NARROW-MINDED IDEA OF WORK

Two demands can be derived from this analysis of crises. We can no longer continue with the dominant idea of work as pure paid work and condescending neglect or at best casual mention of socially useful, voluntary work, family- and educational work. The concept of basic income provides the necessary foundation to bid farewell to “a narrow-minded idea of work,” a long-overdue correction on the way to the knowledge- and service society.

An emancipative social policy can no longer evade the criticism that receivers of social benefits are endangered latently in their status as sovereign citizens – subjectively in any case and objectively by concrete structures. In the past, only the concept of basic income offers a conclusive answer.

Another point could help make the basic income concept politically effective. With this proposal, the left could unite two values and goals that were previously incompatible: the values of collective solidarity and personal freedom. In the past, one value usually prevailed at the expense of the other. The citizen remains a citizen as a recipient of state benefits with the “open politization” (Claus Offe) of this question of income- and distribution in the concept of basic income.

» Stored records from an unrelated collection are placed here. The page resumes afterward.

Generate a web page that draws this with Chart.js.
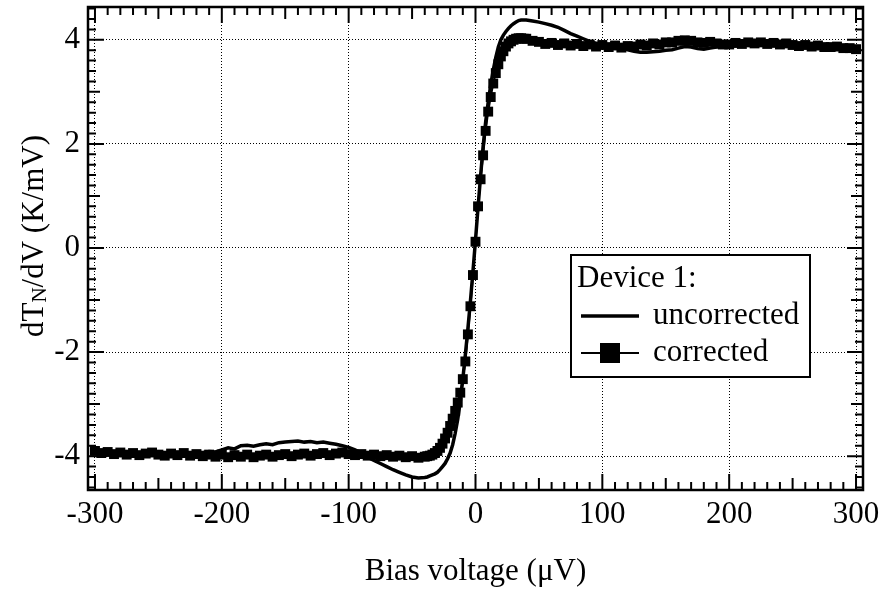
<!DOCTYPE html>
<html>
<head>
<meta charset="utf-8">
<script src="https://cdn.jsdelivr.net/npm/chart.js@4.4.1/dist/chart.umd.min.js"></script>
<style>html,body{margin:0;padding:0;background:#fff}</style>
</head>
<body>
<canvas id="dtdv" width="887" height="592"></canvas>
<script>
// bias voltage (uV) of each sample
var bias = [
  -300,-295,-290,-285,-280,-275,-270,-265,-260,-255,
  -250,-245,-240,-235,-230,-225,-220,-215,-210,-205,
  -200,-195,-190,-185,-180,-175,-170,-165,-160,-155,
  -150,-145,-140,-135,-130,-125,-120,-115,-110,-105,
  -100,-95,-90,-85,-80,-75,-70,-65,-60,-55,
  -50,-45,-40,
  -38,-36,-34,-32,-30,-28,-26,-24,-22,-20,
  -18,-16,-14,-12,-10,-8,-6,-4,-2,0,
  2,4,6,8,10,12,14,16,18,20,
  22,24,26,28,30,32,34,36,38,
  40,45,50,55,60,65,70,75,80,85,
  90,95,100,105,110,115,120,125,130,135,
  140,145,150,155,160,165,170,175,180,185,
  190,195,200,205,210,215,220,225,230,235,
  240,245,250,255,260,265,270,275,280,285,
  290,295,300
];

// dT_N/dV (K/mV)
var uncorrected = [
  -3.92,-3.93,-3.93,-3.94,-3.93,-3.95,-3.94,-3.95,-3.96,-3.95,
  -3.96,-3.95,-3.94,-3.96,-3.93,-3.94,-3.92,-3.93,-3.91,-3.92,
  -3.88,-3.84,-3.86,-3.80,-3.79,-3.81,-3.78,-3.76,-3.78,-3.74,
  -3.73,-3.72,-3.71,-3.73,-3.72,-3.74,-3.73,-3.75,-3.77,-3.80,
  -3.83,-3.88,-3.94,-4.02,-4.08,-4.14,-4.20,-4.26,-4.31,-4.36,
  -4.40,-4.42,-4.41,
  -4.40,-4.38,-4.36,-4.34,-4.31,-4.26,-4.20,-4.14,-4.05,-3.94,
  -3.78,-3.56,-3.29,-2.95,-2.52,-2.05,-1.55,-1.02,-0.45,0.15,
  0.78,1.38,1.95,2.42,2.80,3.13,3.42,3.66,3.86,4.00,
  4.09,4.16,4.22,4.27,4.31,4.34,4.37,4.38,4.38,
  4.38,4.36,4.34,4.31,4.28,4.24,4.18,4.12,4.07,4.02,
  3.97,3.93,3.91,3.88,3.86,3.83,3.81,3.78,3.76,3.76,
  3.77,3.78,3.80,3.81,3.84,3.87,3.86,3.83,3.82,3.84,
  3.86,3.88,3.89,3.88,3.90,3.91,3.90,3.92,3.91,3.90,
  3.92,3.90,3.89,3.90,3.88,3.87,3.88,3.86,3.85,3.86,
  3.84,3.83,3.85
];

var corrected = [
  -3.90,-3.94,-3.92,-3.96,-3.93,-3.97,-3.94,-3.98,-3.95,-3.93,
  -3.97,-3.99,-3.95,-3.98,-3.94,-3.99,-3.96,-4.00,-3.97,-4.01,
  -3.97,-4.02,-3.98,-4.01,-3.97,-4.02,-3.99,-3.97,-4.01,-3.98,
  -3.96,-4.00,-3.97,-3.95,-3.99,-3.96,-3.94,-3.98,-3.95,-3.93,
  -3.96,-3.98,-3.96,-3.99,-3.97,-4.00,-3.98,-4.01,-3.99,-4.02,
  -4.00,-4.03,-4.01,
  -4.00,-3.99,-3.97,-3.94,-3.90,-3.84,-3.76,-3.66,-3.55,-3.42,
  -3.28,-3.13,-2.97,-2.78,-2.52,-2.18,-1.66,-1.12,-0.52,0.12,
  0.80,1.32,1.78,2.25,2.62,2.90,3.16,3.36,3.53,3.68,
  3.78,3.87,3.93,3.97,4.00,4.02,4.03,4.03,4.02,
  4.02,3.98,3.96,3.92,3.94,3.90,3.93,3.89,3.92,3.88,
  3.91,3.87,3.90,3.86,3.89,3.85,3.88,3.87,3.91,3.89,
  3.93,3.91,3.95,3.95,3.98,3.99,3.98,3.95,3.94,3.96,
  3.93,3.91,3.91,3.94,3.92,3.95,3.93,3.95,3.92,3.94,
  3.91,3.93,3.90,3.88,3.90,3.87,3.89,3.86,3.86,3.87,
  3.84,3.84,3.82
];

var seriesNames = ['uncorrected', 'corrected'];
var legendTitle = 'Device 1:';
var xTitle = 'Bias voltage (\u03bcV)';

var serif = '"Liberation Serif", "Times New Roman", serif';

function toPoints(ys) {
  return bias.map(function (b, i) { return { x: b, y: ys[i] }; });
}

// inward ticks on all four sides plus the closed frame
var frameTicks = {
  id: 'frameTicks',
  afterDatasetsDraw: function (chart) {
    var c = chart.ctx, a = chart.chartArea;
    var xs = chart.scales.x, ys = chart.scales.y;
    c.save();
    c.strokeStyle = '#000';
    c.lineWidth = 2;
    c.beginPath();
    for (var i = -30; i <= 30; i++) {
      var len = i % 10 === 0 ? 16 : (i % 5 === 0 ? 12 : 8);
      var px = xs.getPixelForValue(i * 10);
      c.moveTo(px, a.bottom); c.lineTo(px, a.bottom - len);
      c.moveTo(px, a.top); c.lineTo(px, a.top + len);
    }
    for (var j = -23; j <= 23; j++) {
      var len2 = j % 10 === 0 ? 16 : (j % 5 === 0 ? 12 : 8);
      var py = ys.getPixelForValue(j / 5);
      c.moveTo(a.left, py); c.lineTo(a.left + len2, py);
      c.moveTo(a.right, py); c.lineTo(a.right - len2, py);
    }
    c.stroke();
    c.lineWidth = 2.5;
    c.strokeRect(a.left, a.top, a.right - a.left, a.bottom - a.top);
    c.restore();
  },
  afterDraw: function (chart) {
    var c = chart.ctx;
    var ds = chart.data.datasets;
    c.save();
    // y axis title with subscript N
    var big = '31px ' + serif, small = '21px ' + serif;
    var parts = [['dT', big, 0], ['N', small, 3], ['/dV (K/mV)', big, 0]];
    var total = 0;
    parts.forEach(function (p) { c.font = p[1]; total += c.measureText(p[0]).width; });
    c.translate(43, 236);
    c.rotate(-Math.PI / 2);
    c.fillStyle = '#000';
    c.textBaseline = 'alphabetic';
    c.textAlign = 'left';
    var x = -total / 2;
    parts.forEach(function (p) {
      c.font = p[1];
      c.fillText(p[0], x, p[2]);
      x += c.measureText(p[0]).width;
    });
    c.restore();

    // legend box
    c.save();
    c.fillStyle = '#fff';
    c.fillRect(571, 255, 239, 122);
    c.strokeStyle = '#000';
    c.lineWidth = 2;
    c.strokeRect(571, 255, 239, 122);
    c.fillStyle = '#000';
    c.font = '31px ' + serif;
    c.textBaseline = 'middle';
    c.fillText(legendTitle, 577, 279);
    var rows = [316, 353];
    ds.forEach(function (d, k) {
      var y = rows[k];
      c.lineWidth = d.borderWidth;
      c.beginPath(); c.moveTo(581, y); c.lineTo(639, y); c.stroke();
      if (d.pointRadius > 0) c.fillRect(600, y - 10, 20, 20);
      c.fillText(d.label, 653, y);
    });
    c.restore();
  }
};

var ctx = document.getElementById('dtdv');
var myChart = new Chart(ctx, {
  type: 'line',
  data: {
    datasets: [{
      label: seriesNames[0],
      data: toPoints(uncorrected),
      borderColor: '#000',
      borderWidth: 3.5,
      pointRadius: 0
    }, {
      label: seriesNames[1],
      data: toPoints(corrected),
      borderColor: '#000',
      backgroundColor: '#000',
      borderWidth: 2,
      pointStyle: 'rect',
      pointRadius: 7,
      pointBorderWidth: 0
    }]
  },
  options: {
    responsive: false,
    animation: false,
    devicePixelRatio: 1,
    layout: { padding: { top: 7, right: 24, left: 0, bottom: 0 } },
    plugins: { legend: { display: false }, tooltip: { enabled: false } },
    scales: {
      x: {
        type: 'linear',
        min: -305.5,
        max: 305.5,
        ticks: { stepSize: 100, includeBounds: false, padding: 6, color: '#000', maxRotation: 0, autoSkip: false, font: { family: serif, size: 31 } },
        grid: { color: '#000', lineWidth: 1, drawTicks: false },
        border: { display: false, dash: [1, 2] },
        title: { display: true, text: xTitle, color: '#000', font: { family: serif, size: 31 }, padding: { top: 0, bottom: 2 } },
        afterFit: function (s) { s.height = 102; s.paddingLeft = 0; s.paddingRight = 0; }
      },
      y: {
        min: -4.65,
        max: 4.63,
        ticks: { stepSize: 2, includeBounds: false, padding: 8, color: '#000', font: { family: serif, size: 31 } },
        grid: { color: '#000', lineWidth: 1, drawTicks: false },
        border: { display: false, dash: [1, 2] },
        afterFit: function (s) { s.width = 88; s.paddingTop = 0; s.paddingBottom = 0; }
      }
    }
  },
  plugins: [frameTicks]
});
</script>
</body>
</html>
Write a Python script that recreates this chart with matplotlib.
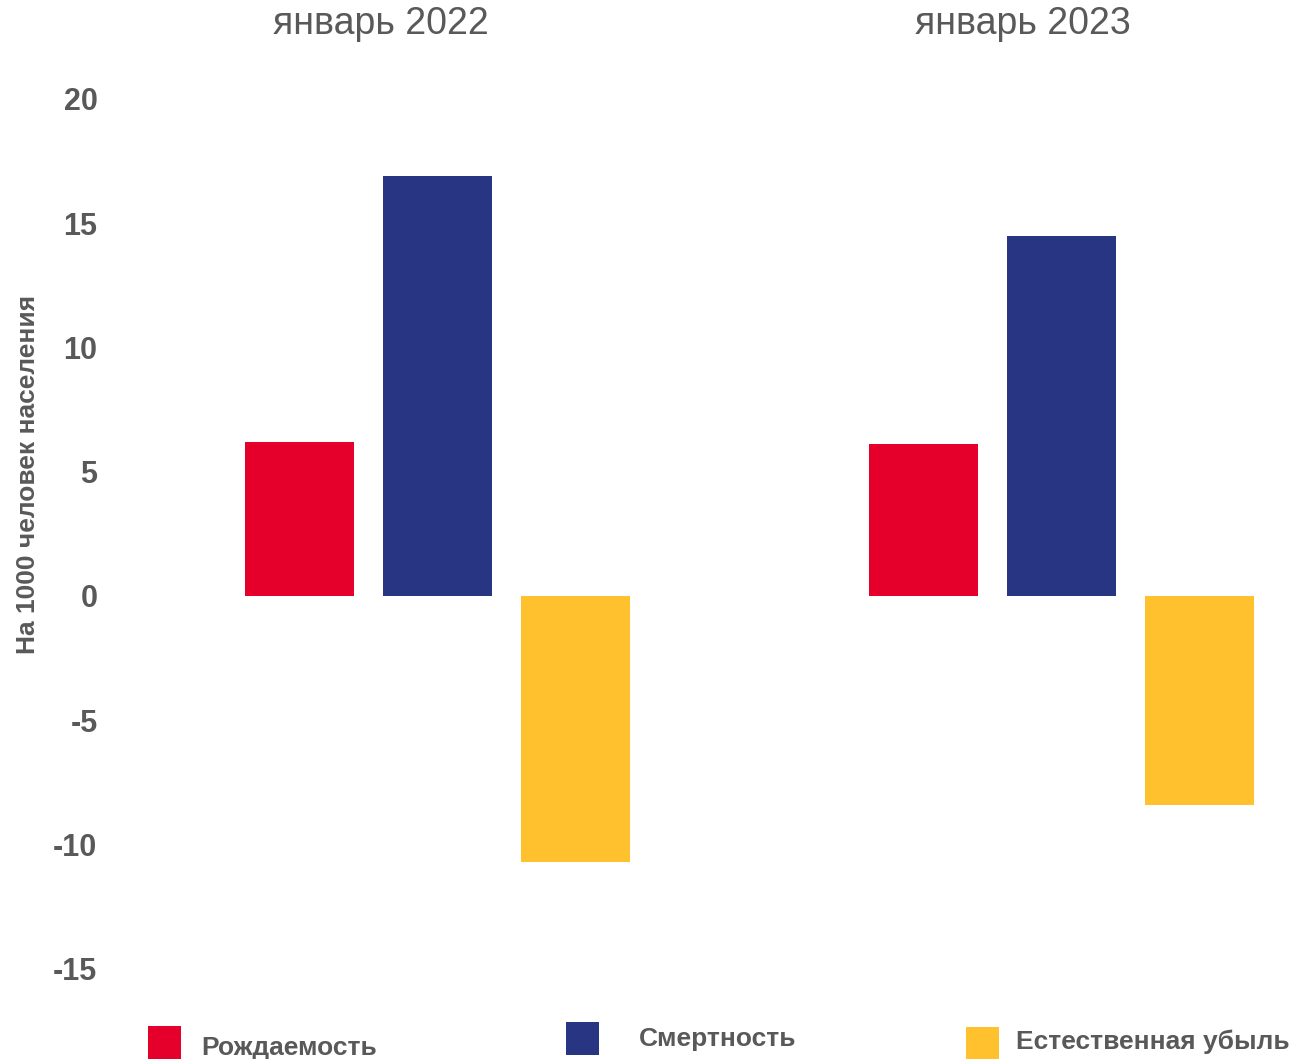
import numpy as np
import matplotlib
matplotlib.use("Agg")
import matplotlib.pyplot as plt
from matplotlib.patches import Rectangle

plt.rcParams['font.family'] = ['Liberation Sans', 'DejaVu Sans']

periods = ['январь 2022', 'январь 2023']
series = ['Рождаемость', 'Смертность', 'Естественная убыль']
birth = [6.2, 6.1]
death = [16.9, 14.5]
natural_loss = [-10.7, -8.4]
yticks = [-15, -10, -5, 0, 5, 10, 15, 20]

colors = ['#E4002B', '#283583', '#FFC12E']
gray = '#595959'

W, H = 1291, 1059
fig = plt.figure(figsize=(W / 100, H / 100), dpi=100)

# axes placed in pixel terms
ax_l, ax_r, ax_t, ax_b = 110, 1280, 40, 1000
ax = fig.add_axes([ax_l / W, 1 - ax_b / H, (ax_r - ax_l) / W, (ax_b - ax_t) / H])

step = 1.0
width = 0.79
group_gap = 4.525
x0 = np.arange(len(periods)) * group_gap

for j, vals in enumerate([birth, death, natural_loss]):
    ax.bar(x0 + (j - 1) * step, vals, width=width, color=colors[j], linewidth=0)

ax.set_xlim(-2.373, 6.105)
ax.set_ylim(-16.26, 22.37)
ax.set_yticks(yticks)
ax.set_yticklabels([str(t) for t in yticks], fontsize=22, fontweight='bold', color=gray)
ax.tick_params(axis='y', length=0, pad=9)
ax.set_xticks([])
for s in ax.spines.values():
    s.set_visible(False)

# period labels above groups (figure pixel positions)
title_x = [381, 1023]
for p, tx in zip(periods, title_x):
    fig.text(tx / W, 1 - 24 / H, p, ha='center', va='center', fontsize=27, color=gray)

fig.text(28 / W, 1 - 474 / H, 'На 1000 человек населения', rotation=90,
         ha='center', va='center', fontsize=19, fontweight='bold', color=gray)

# legend drawn by hand
legend_items = [
    (148, 1026, 201, 1048),
    (566, 1022, 639, 1039),
    (966, 1027, 1016, 1042),
]
for (sx, sy, tx, ty), lab, c in zip(legend_items, series, colors):
    fig.add_artist(Rectangle((sx / W, 1 - (sy + 33) / H), 33 / W, 33 / H,
                             transform=fig.transFigure, color=c, lw=0))
    fig.text(tx / W, 1 - ty / H, lab, ha='left', va='center',
             fontsize=19, fontweight='bold', color=gray)

fig.savefig('out.png', dpi=100)
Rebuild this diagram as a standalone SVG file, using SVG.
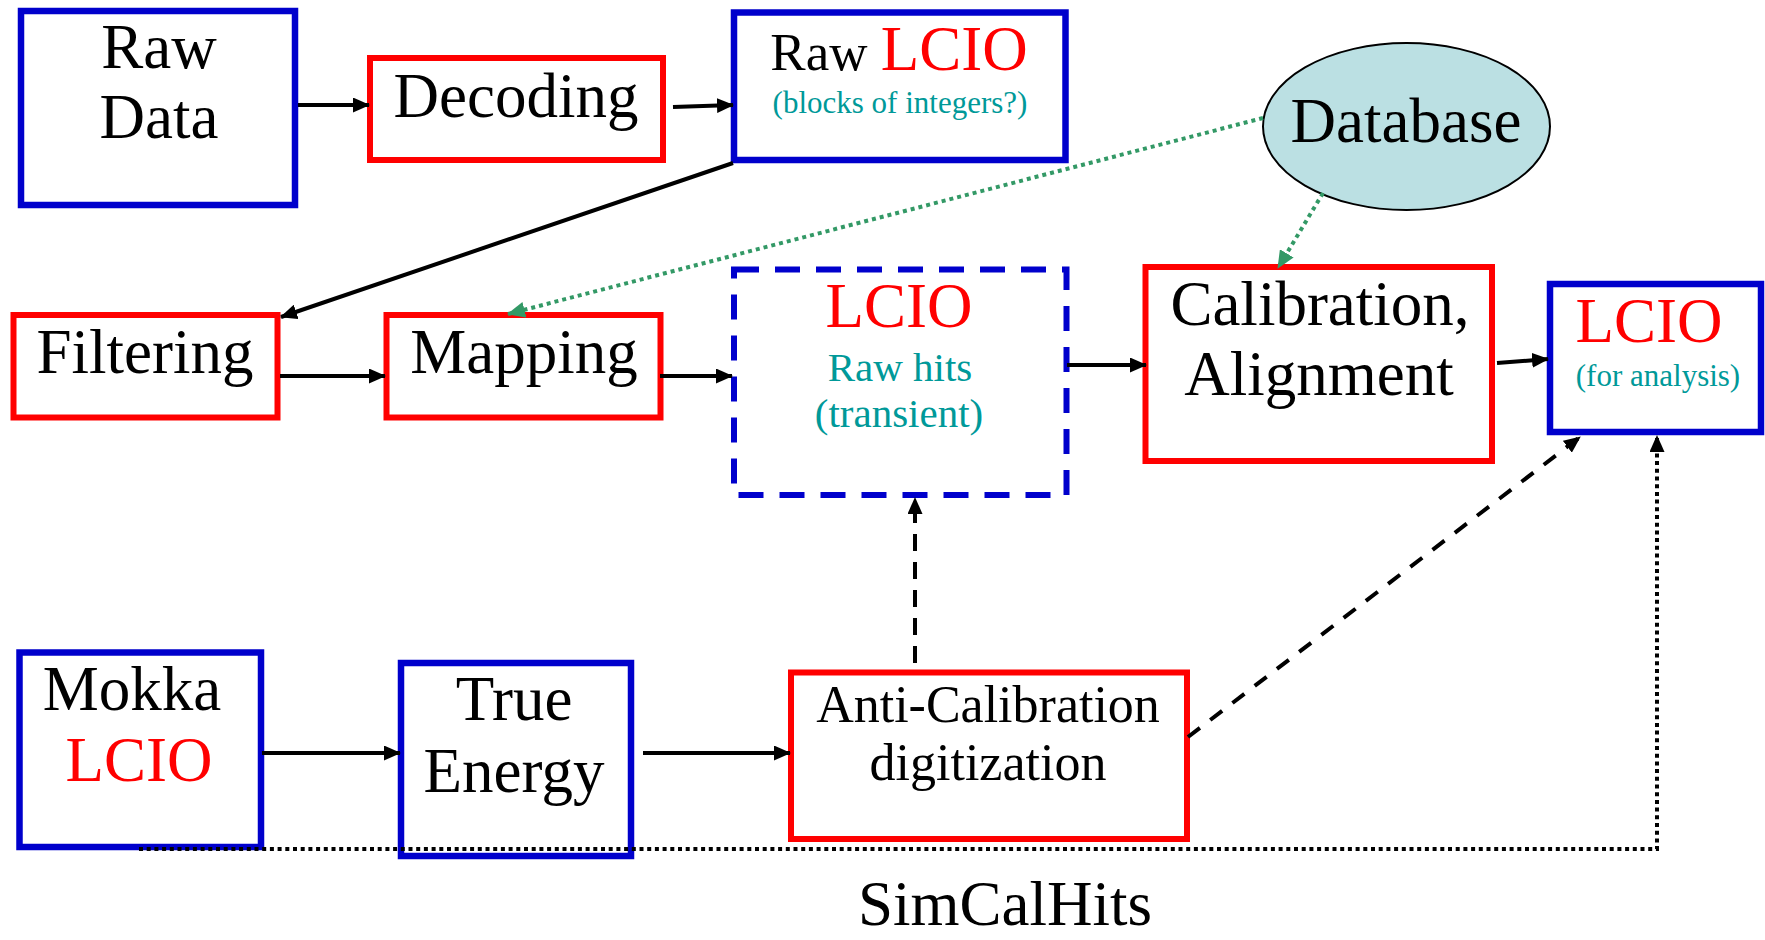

Katja Kipping (Left party) rightly characterizes basic income as “a democracy package.” Something that is separated is joined together with the basic income. Solving a material question and strengthening civil rights and personal autonomy are joined. This concept could help rebuff paternalistic enfeeblement hidden in the Bismarck welfare state without dismantling the welfare state. With the basic income, the individual even when weak and without paid work is made a strong subject without having to become a hero or martyr. Reservations and fears of all (power-) machines of Germany are triggered by the basic income. The amount is vital for enlightened liberals, socially minded conservatives, leftists and unionists.